What a real RAG build includes
1. Source mapping
Before any vector database is chosen, the team should define where knowledge lives:
- help center content
- PDFs and policy documents
- CRM or ticket history
- Notion, Confluence or Google Drive
- product database records
If the source map is messy, retrieval quality will stay messy no matter which model is used.
2. Chunking and metadata design
Most weak RAG systems fail here. Teams split documents into arbitrary token windows and lose the context the model needs.
Good chunking usually includes:
- content-aware section boundaries
- document titles and headings stored as metadata
- versioning or publication dates
- tenant, role or permission metadata
- source URLs for citation
3. Retrieval design
Vector similarity alone is rarely enough for production. We usually recommend a hybrid setup:
- semantic retrieval for concept matches
- keyword retrieval for exact terms, SKUs or policy IDs
- reranking before the final context window is built
This is the difference between a demo and a system people trust.
4. Prompting and answer policy
The prompt should define what the assistant is allowed to do when the answer is missing or unclear.

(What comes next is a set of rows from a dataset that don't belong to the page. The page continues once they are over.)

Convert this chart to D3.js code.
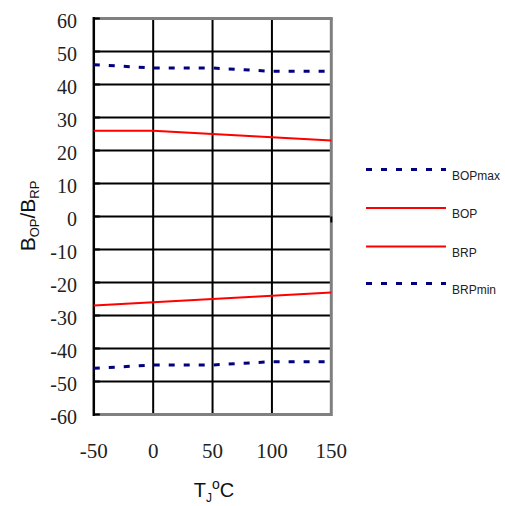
<!DOCTYPE html>
<html><head><meta charset="utf-8">
<script src="https://cdn.jsdelivr.net/npm/d3@7/dist/d3.min.js"></script>
<style>body{margin:0;background:#fff}svg{display:block}</style>
</head><body>
<script>
const temps = [-50, 0, 50, 100, 150];
const BOPmax = [46, 45, 45, 44, 44];
const BOP = [26, 26, 25, 24, 23];
const BRP = [-27, -26, -25, -24, -23];
const BRPmin = [-46, -45, -45, -44, -44];
const xTicks = [-50, 0, 50, 100, 150];
const yTicks = [-60, -50, -40, -30, -20, -10, 0, 10, 20, 30, 40, 50, 60];
const seriesNames = ["BOPmax", "BOP", "BRP", "BRPmin"];

const W = 505, H = 506;
const svg = d3.select("body").append("svg").attr("width", W).attr("height", H);
const x = d3.scaleLinear().domain([-50, 150]).range([93.8, 331.3]);
const y = d3.scaleLinear().domain([-60, 60]).range([414.5, 18.5]);

const series = [
  {name: "BOPmax", values: BOPmax, color: "#000080", dash: "6,9", width: 3},
  {name: "BOP", values: BOP, color: "#ff0000", dash: null, width: 2},
  {name: "BRP", values: BRP, color: "#ff0000", dash: null, width: 2},
  {name: "BRPmin", values: BRPmin, color: "#000080", dash: "6,9", width: 3}
];

// horizontal gridlines
svg.append("g").selectAll("line").data(yTicks).join("line")
  .attr("x1", x(-50)).attr("x2", x(150))
  .attr("y1", d => y(d)).attr("y2", d => y(d))
  .attr("stroke", "#000").attr("stroke-width", 2);
// vertical gridlines
svg.append("g").selectAll("line").data(xTicks.slice(1, -1)).join("line")
  .attr("x1", d => x(d)).attr("x2", d => x(d))
  .attr("y1", y(60)).attr("y2", y(-60))
  .attr("stroke", "#000").attr("stroke-width", 2);

// gray frame: top, right, bottom
const g = "#808080";
svg.append("line").attr("x1", x(-50)).attr("x2", x(150) + 1.5).attr("y1", y(60)).attr("y2", y(60)).attr("stroke", g).attr("stroke-width", 3);
svg.append("line").attr("x1", x(150)).attr("x2", x(150)).attr("y1", y(60)).attr("y2", y(-60) + 1.5).attr("stroke", g).attr("stroke-width", 3);
svg.append("line").attr("x1", x(-50)).attr("x2", x(150)).attr("y1", y(-60)).attr("y2", y(-60)).attr("stroke", g).attr("stroke-width", 3);

// y-axis line with inward ticks
svg.append("g").selectAll("line").data(yTicks).join("line")
  .attr("x1", x(-50)).attr("x2", x(-50) + 6)
  .attr("y1", d => y(d)).attr("y2", d => y(d))
  .attr("stroke", "#000").attr("stroke-width", 2);
svg.append("line").attr("x1", x(-50)).attr("x2", x(-50)).attr("y1", y(60) - 1.5).attr("y2", y(-60) + 1.5)
  .attr("stroke", "#000").attr("stroke-width", 2.5);
// small tick at right end of zero line
svg.append("line").attr("x1", x(150)).attr("x2", x(150)).attr("y1", y(0)).attr("y2", y(0) + 6)
  .attr("stroke", "#000").attr("stroke-width", 2);

// series lines
const line = d3.line().x((d, i) => x(temps[i])).y(d => y(d));
series.forEach(s => {
  svg.append("path").datum(s.values).attr("d", line)
    .attr("fill", "none").attr("stroke", s.color).attr("stroke-width", s.width)
    .attr("stroke-dasharray", s.dash);
});

// y tick labels
svg.append("g").selectAll("text").data(yTicks).join("text")
  .attr("x", 77).attr("y", d => y(d) + 9.5)
  .attr("text-anchor", "end")
  .attr("font-family", "Liberation Serif, Times New Roman, serif").attr("font-size", 20)
  .attr("fill", "#222")
  .text(d => d);
// x tick labels
svg.append("g").selectAll("text").data(xTicks).join("text")
  .attr("x", d => x(d)).attr("y", 458)
  .attr("text-anchor", "middle")
  .attr("font-family", "Liberation Serif, Times New Roman, serif").attr("font-size", 21)
  .attr("fill", "#222")
  .text(d => d);

// x axis title
const xt = svg.append("text").attr("x", 214).attr("y", 497).attr("text-anchor", "middle")
  .attr("font-family", "Liberation Sans, Arial, sans-serif").attr("font-size", 20).attr("fill", "#111");
xt.append("tspan").text("T");
xt.append("tspan").attr("font-size", 12).attr("dy", 5).text("J");
xt.append("tspan").attr("font-size", 14).attr("dy", -13).text("o");
xt.append("tspan").attr("dy", 8).text("C");

// y axis title
const yt = svg.append("text").attr("transform", "translate(35,216) rotate(-90)").attr("text-anchor", "middle")
  .attr("font-family", "Liberation Sans, Arial, sans-serif").attr("font-size", 21).attr("fill", "#111");
yt.append("tspan").text("B");
yt.append("tspan").attr("font-size", 13).attr("dy", 4).text("OP");
yt.append("tspan").attr("dy", -4).text("/B");
yt.append("tspan").attr("font-size", 13).attr("dy", 4).text("RP");

// legend
const legY = [169.5, 208, 246.5, 283.5];
const leg = svg.append("g").selectAll("g").data(series).join("g")
  .attr("transform", (d, i) => `translate(0,${legY[i]})`);
leg.append("line").attr("x1", 366).attr("x2", 446).attr("y1", 0).attr("y2", 0)
  .attr("stroke", d => d.color).attr("stroke-width", d => d.width).attr("stroke-dasharray", d => d.dash);
leg.append("text").attr("x", 452).attr("y", 10).data(seriesNames)
  .attr("font-family", "Liberation Sans, Arial, sans-serif").attr("font-size", 12).attr("fill", "#222")
  .text(d => d);
</script>
</body></html>
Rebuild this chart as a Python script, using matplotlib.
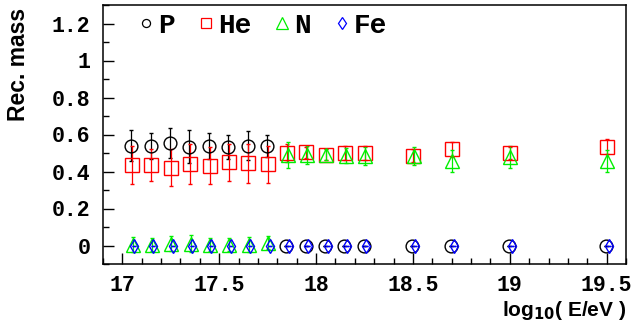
"""Reconstructed mass vs energy for four primaries."""

import matplotlib
matplotlib.use("Agg")
import matplotlib.pyplot as plt
from matplotlib.lines import Line2D
from matplotlib.ticker import MultipleLocator

# bin centres in log10(E/eV)
log_e = [17.05, 17.15, 17.25, 17.35, 17.45, 17.55, 17.65, 17.75,
         17.85, 17.95, 18.05, 18.15, 18.25, 18.5, 18.7, 19.0, 19.5]

p_mass = [0.54, 0.54, 0.555, 0.535, 0.54, 0.53, 0.54, 0.54,
          0.0, 0.0, 0.0, 0.0, 0.0, 0.0, 0.0, 0.0, 0.0]
p_err = [0.085, 0.07, 0.08, 0.09, 0.07, 0.065, 0.08, 0.06,
         0.0, 0.0, 0.0, 0.0, 0.0, 0.0, 0.0, 0.0, 0.0]

he_mass = [0.435, 0.435, 0.42, 0.44, 0.43, 0.45, 0.445, 0.44,
           0.50, 0.505, 0.49, 0.50, 0.50, 0.485, 0.52, 0.50, 0.535]
he_err = [0.105, 0.085, 0.1, 0.11, 0.1, 0.1, 0.105, 0.1,
          0.05, 0.03, 0.03, 0.04, 0.04, 0.035, 0.04, 0.03, 0.04]

n_mass = [0.005, 0.005, 0.01, 0.01, 0.005, 0.005, 0.005, 0.015,
          0.49, 0.49, 0.49, 0.485, 0.485, 0.485, 0.455, 0.48, 0.455]
n_err = [0.04, 0.035, 0.04, 0.045, 0.035, 0.035, 0.04, 0.035,
         0.07, 0.05, 0.03, 0.04, 0.05, 0.05, 0.06, 0.06, 0.06]

fe_mass = [0.0] * 17
fe_err = [0.0] * 17

MONO = "Liberation Mono"
SANS = "Liberation Sans"

# name, values, errors, marker, colour, x shift, marker size, legend size
series = [
    ("P", p_mass, p_err, "o", "black", -0.004, 9.2, 5.8),
    ("He", he_mass, he_err, "s", "red", 0.0, 10, 7.2),
    ("N", n_mass, n_err, "^", "#00ee00", 0.003, 10.5, 8),
    ("Fe", fe_mass, fe_err, "d", "blue", 0.01, 7.2, 6),
]

fig = plt.figure(figsize=(6.34, 3.31), dpi=100)
ax = fig.add_axes([103 / 634, 1 - 264 / 331, 523 / 634, 259 / 331])

handles = []
for name, y, err, mk, col, shift, ms, lms in series:
    x = [v + shift for v in log_e]
    ax.errorbar(x, y, yerr=err, fmt=mk, ms=ms, mfc="none", mec=col, mew=1.0,
                ecolor=col, elinewidth=0.9, capsize=1.5, capthick=0.9)
    handles.append(Line2D([], [], ls="none", marker=mk, ms=lms, mfc="none",
                          mec=col, mew=0.9, label=name))

ax.set_xlim(16.9, 19.6)
ax.set_ylim(-0.1, 1.3)
ax.xaxis.set_minor_locator(MultipleLocator(0.1))
ax.yaxis.set_minor_locator(MultipleLocator(0.1))
ax.set_yticks([0, 0.2, 0.4, 0.6, 0.8, 1.0, 1.2])
ax.set_yticklabels(["0", "0.2", "0.4", "0.6", "0.8", "1", "1.2"])
ax.set_xticks([17, 17.5, 18, 18.5, 19, 19.5])
ax.set_xticklabels(["17", "17.5", "18", "18.5", "19", "19.5"])

ax.tick_params(which="both", direction="in", top=False, right=False,
               width=1.0, labelsize=15.5)
ax.tick_params(axis="x", pad=8)
ax.tick_params(axis="y", pad=9)
ax.tick_params(which="major", length=8)
ax.tick_params(which="minor", length=4.5)
for lab in ax.get_xticklabels() + ax.get_yticklabels():
    lab.set_fontfamily(MONO)
    lab.set_fontweight("bold")
for sp in ax.spines.values():
    sp.set_linewidth(1.1)

ax.legend(handles=handles, loc="center left",
          bbox_to_anchor=(23 / 523, 1 - 21 / 259), ncol=4, frameon=False,
          borderpad=0, handlelength=0.45, handletextpad=0.2,
          columnspacing=0.9,
          prop={"family": MONO, "weight": "bold", "size": 20})

fig.text(19 / 634, 1 - 64 / 331, "Rec. mass", rotation=90, ha="center",
         va="center", family=SANS, weight="bold", size=16.5)
fig.text(626 / 634, 1 - 310 / 331, r"log$_{\mathbf{10}}$( E/eV )", ha="right",
         va="center", family=SANS, weight="bold", size=15)

fig.savefig("out.png", dpi=100)
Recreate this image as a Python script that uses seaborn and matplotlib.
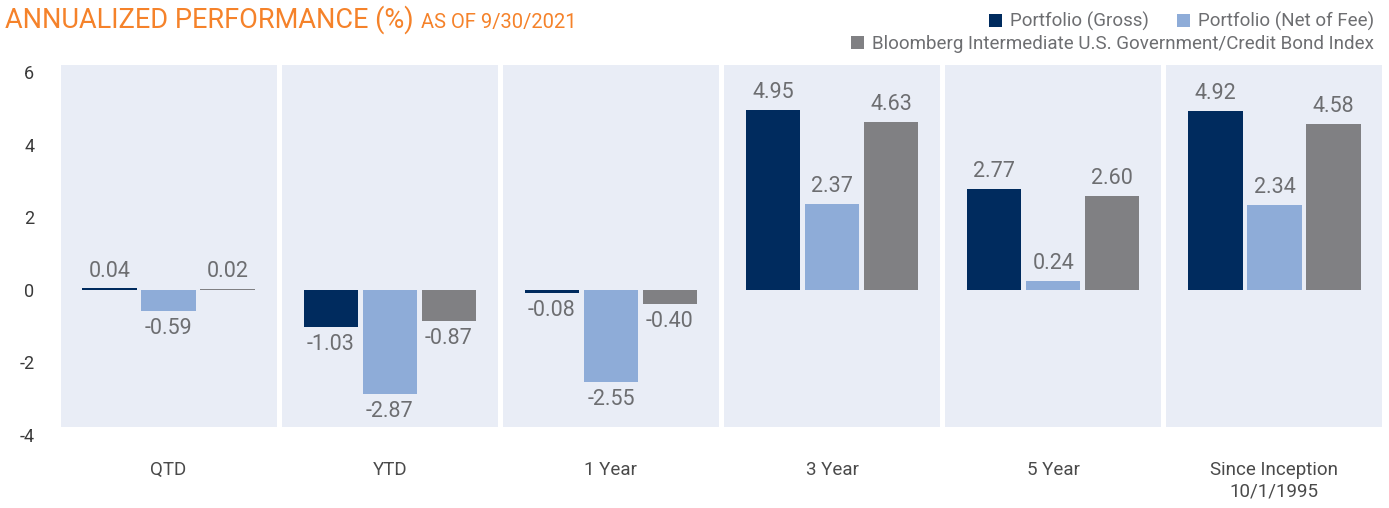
import matplotlib
matplotlib.use("Agg")
import matplotlib.pyplot as plt
import pandas as pd
import seaborn as sns

#data
periods = ["QTD", "YTD", "1 Year", "3 Year", "5 Year", "Since Inception\n10/1/1995"]
series = ["Portfolio (Gross)", "Portfolio (Net of Fee)",
          "Bloomberg Intermediate U.S. Government/Credit Bond Index"]
gross = [0.04, -1.03, -0.08, 4.95, 2.77, 4.92]
net = [-0.59, -2.87, -2.55, 2.37, 0.24, 2.34]
index = [0.02, -0.87, -0.40, 4.63, 2.60, 4.58]
colors = ["#002b5e", "#8eacd8", "#808083"]

df = pd.DataFrame({
    "Period": periods * 3,
    "Series": [series[0]] * 6 + [series[1]] * 6 + [series[2]] * 6,
    "Return": gross + net + index,
})

sns.set_style("white")
plt.rcParams['font.family'] = ['Roboto', 'DejaVu Sans']
text_gray = "#6d6e71"

fig = plt.figure(figsize=(13.89, 5.08), dpi=100)
ax = fig.add_axes([58 / 1389, 1 - 435 / 508, 1327 / 1389, 370 / 508])

sns.barplot(data=df, x="Period", y="Return", hue="Series", palette=colors,
            width=0.8, gap=0.08, saturation=1, linewidth=0, ax=ax, zorder=2)

#light panels behind each group
ax.set_xlim(-0.5, 5.5)
ax.set_ylim(-4, 6.2)
for i in range(len(periods)):
    ax.axvspan(i - 0.5 + 0.012, i + 0.5 - 0.012, ymin=(4 - 3.78) / 10.2, ymax=1,
               color="#e9edf6", zorder=0, lw=0)

for c in ax.containers:
    ax.bar_label(c, fmt="%.2f", padding=5, fontsize=15.5, color=text_gray)

sns.despine(ax=ax, left=True, bottom=True)
ax.set_xlabel("")
ax.set_ylabel("")
ax.set_yticks([-4, -2, 0, 2, 4, 6])
ax.set_yticklabels(["-4", "-2", "0", "2", "4", "6"])
ax.tick_params(axis="y", length=0, pad=17, labelsize=13, labelcolor="#3a3a3a")
ax.tick_params(axis="x", length=0, pad=19, labelsize=13.5, labelcolor="#4a4a4a")

handles, labels = ax.get_legend_handles_labels()
ax.get_legend().remove()
leg1 = fig.legend(handles[:2], labels[:2], loc="upper right", bbox_to_anchor=(0.993, 0.987),
                  ncol=2, frameon=False, fontsize=13.5, handlelength=0.7, handleheight=0.7,
                  handletextpad=0.4, columnspacing=1.5, borderaxespad=0, borderpad=0.3)
leg2 = fig.legend(handles[2:], labels[2:], loc="upper right", bbox_to_anchor=(0.993, 0.942),
                  frameon=False, fontsize=13.5, handlelength=0.7, handleheight=0.7,
                  handletextpad=0.4, borderaxespad=0, borderpad=0.3)
for lg in (leg1, leg2):
    for t in lg.get_texts():
        t.set_color(text_gray)

#title in two sizes
orange = "#f5822a"
t1 = fig.text(5 / 1389, 1 - 28 / 508, "ANNUALIZED PERFORMANCE (%)", fontsize=19.5,
              color=orange, va="baseline", ha="left")
fig.canvas.draw()
bb = t1.get_window_extent()
fig.text((bb.x1 + 7) / 1389, 1 - 28 / 508, "AS OF 9/30/2021", fontsize=14.5,
         color=orange, va="baseline", ha="left")

fig.savefig("out.png", dpi=100)
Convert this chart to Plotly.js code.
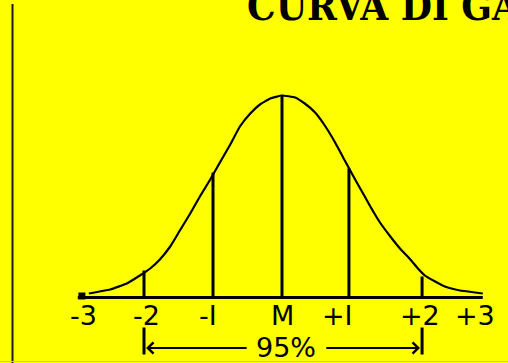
<!DOCTYPE html>
<html>
<head>
<meta charset="utf-8">
<script src="https://cdn.plot.ly/plotly-3.0.1.min.js"></script>
<style>
html,body{margin:0;padding:0;background:#ffff00;overflow:hidden;}
#chart{width:508px;height:363px;}
</style>
</head>
<body>
<div id="chart"></div>
<script>
// Bell curve: x in standard deviations from the mean, height in arbitrary units
var curveX = [-2.80,-2.49,-2.25,-2.06,-1.91,-1.77,-1.62,-1.48,-1.33,-1.19,-1.04,-0.90,-0.75,-0.61,-0.46,-0.32,-0.17,0.00,
              0.19,0.33,0.48,0.62,0.77,0.91,1.06,1.20,1.28,1.42,1.57,1.71,1.86,1.97,2.07,2.22,2.36,2.58,2.80,2.91];
var curveY = [4,8,14,22,29,38,51,67,84,101,118,135,153,171,184,193,199,202,
              200,194,185,172,155,137,118,101,91,75,61,49,38,29,22,16,11,7,5,4];

// Vertical lines under the curve (position, height reached)
var vlineX   = [-2.00,-1.00,0.00,0.97,2.03];
var vlineTop = [27,125,202,129,21];

// Baseline extent
var baseX = [-2.96,2.91];

// Tick labels under the baseline
var tickText = ['-3','-2','-I','M','+I','+2','+3'];
var tickPos  = [-2.87,-1.97,-1.07,0.00,0.81,2.00,2.80];

// 95% bracket
var spanText = '95%';
var spanEnds = [-2.00,2.03];
var spanGap  = [-0.49,0.62];

var titleText = 'CURVA DI GAUSS';

var traces = [];
// curve
traces.push({x:curveX, y:curveY, type:'scatter', mode:'lines',
  line:{color:'#000', width:2.2, shape:'spline', smoothing:0.35}, hoverinfo:'skip'});
// verticals
var vx=[], vy=[];
for (var i=0;i<vlineX.length;i++){ vx.push(vlineX[i],vlineX[i],null); vy.push(0,vlineTop[i],null); }
traces.push({x:vx, y:vy, type:'scatter', mode:'lines', line:{color:'#000', width:3}, hoverinfo:'skip'});
// baseline
traces.push({x:baseX, y:[0,0], type:'scatter', mode:'lines', line:{color:'#000', width:3}, hoverinfo:'skip'});
// small square at baseline start
traces.push({x:[baseX[0]+0.06], y:[1.5], type:'scatter', mode:'markers',
  marker:{symbol:'square', size:7, color:'#000'}, hoverinfo:'skip'});
// bracket end bars
traces.push({x:[spanEnds[0],spanEnds[0],null,spanEnds[1],spanEnds[1]], y:[-30,-57,null,-30,-57],
  type:'scatter', mode:'lines', line:{color:'#000', width:3}, hoverinfo:'skip'});

var annotations = [];
for (var j=0;j<tickText.length;j++){
  annotations.push({x:tickPos[j], y:-17.5, xref:'x', yref:'y', text:tickText[j], showarrow:false,
    xanchor:'center', yanchor:'middle', font:{family:'DejaVu Sans', size:27, color:'#000'}});
}
annotations.push({x:(spanGap[0]+spanGap[1])/2, y:-50, xref:'x', yref:'y',
  text:spanText, showarrow:false, borderpad:0,
  xanchor:'center', yanchor:'middle', font:{family:'DejaVu Sans', size:27, color:'#000'}});
// arrows
annotations.push({x:spanEnds[0]+0.03, y:-50.5, ax:spanGap[0], ay:-50.5, xref:'x', yref:'y', axref:'x', ayref:'y',
  text:'', showarrow:true, arrowhead:4, arrowsize:1.1, arrowwidth:2, arrowcolor:'#000', standoff:0, startstandoff:0});
annotations.push({x:spanEnds[1]-0.03, y:-50.5, ax:spanGap[1], ay:-50.5, xref:'x', yref:'y', axref:'x', ayref:'y',
  text:'', showarrow:true, arrowhead:4, arrowsize:1.1, arrowwidth:2, arrowcolor:'#000', standoff:0, startstandoff:0});
// title (cut off at the top right, as in the picture)
annotations.push({x:245/508, y:0.915, xref:'paper', yref:'paper', text:'<b>'+titleText+'</b>', showarrow:false,
  xanchor:'left', yanchor:'bottom', font:{family:'DejaVu Serif Condensed, DejaVu Serif', size:40, color:'#000'}});

var layout = {
  width:508, height:363,
  margin:{l:0,r:0,t:0,b:0,pad:0},
  paper_bgcolor:'#ffff00', plot_bgcolor:'#ffff00',
  showlegend:false,
  xaxis:{range:[-282/69, 226/69], visible:false, fixedrange:true},
  yaxis:{range:[-65.5, 297.5], visible:false, fixedrange:true},
  annotations:annotations,
  shapes:[
    {type:'line', xref:'paper', yref:'paper', x0:12.5/508, x1:12.5/508, y0:0, y1:359/363,
     line:{color:'#1a1a1a', width:2}},
    {type:'line', xref:'paper', yref:'paper', x0:0, x1:1, y0:1.5/363, y1:1.5/363,
     line:{color:'#d4d42a', width:1}}
  ]
};

Plotly.newPlot('chart', traces, layout, {staticPlot:true, displayModeBar:false});
</script>
</body>
</html>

Good policies usually cover:
- when to answer directly
- when to ask a clarification question
- when to cite sources
- when to decline or escalate to a human
5. Evaluation
If there is no golden set, there is no reliable way to say whether the system is improving.
At minimum, keep a benchmark set of real questions and score for:
- retrieval relevance
- groundedness
- answer completeness
- citation quality
- refusal quality when the answer is absent
6. Observability
Every production RAG system needs logs for:
- query latency
- retrieval hit quality
- model cost per answer
- prompt version used
- answer quality reviews
Without this layer, teams cannot debug hallucinations or cost overruns.
When RAG is the right fit
RAG is usually right when:
- knowledge changes often
- users need answers with citations
- private internal documentation matters
- multiple teams need the same truth source
RAG is usually the wrong starting point when the problem is actually workflow automation, prediction or open-ended creative writing.
A practical buying checklist
If you are evaluating a RAG agency or internal plan, ask:
- How are documents chunked and labeled?
- Is retrieval hybrid or vector-only?
- How are permission boundaries enforced?
- What does the eval set look like?
- How are bad answers reviewed after launch?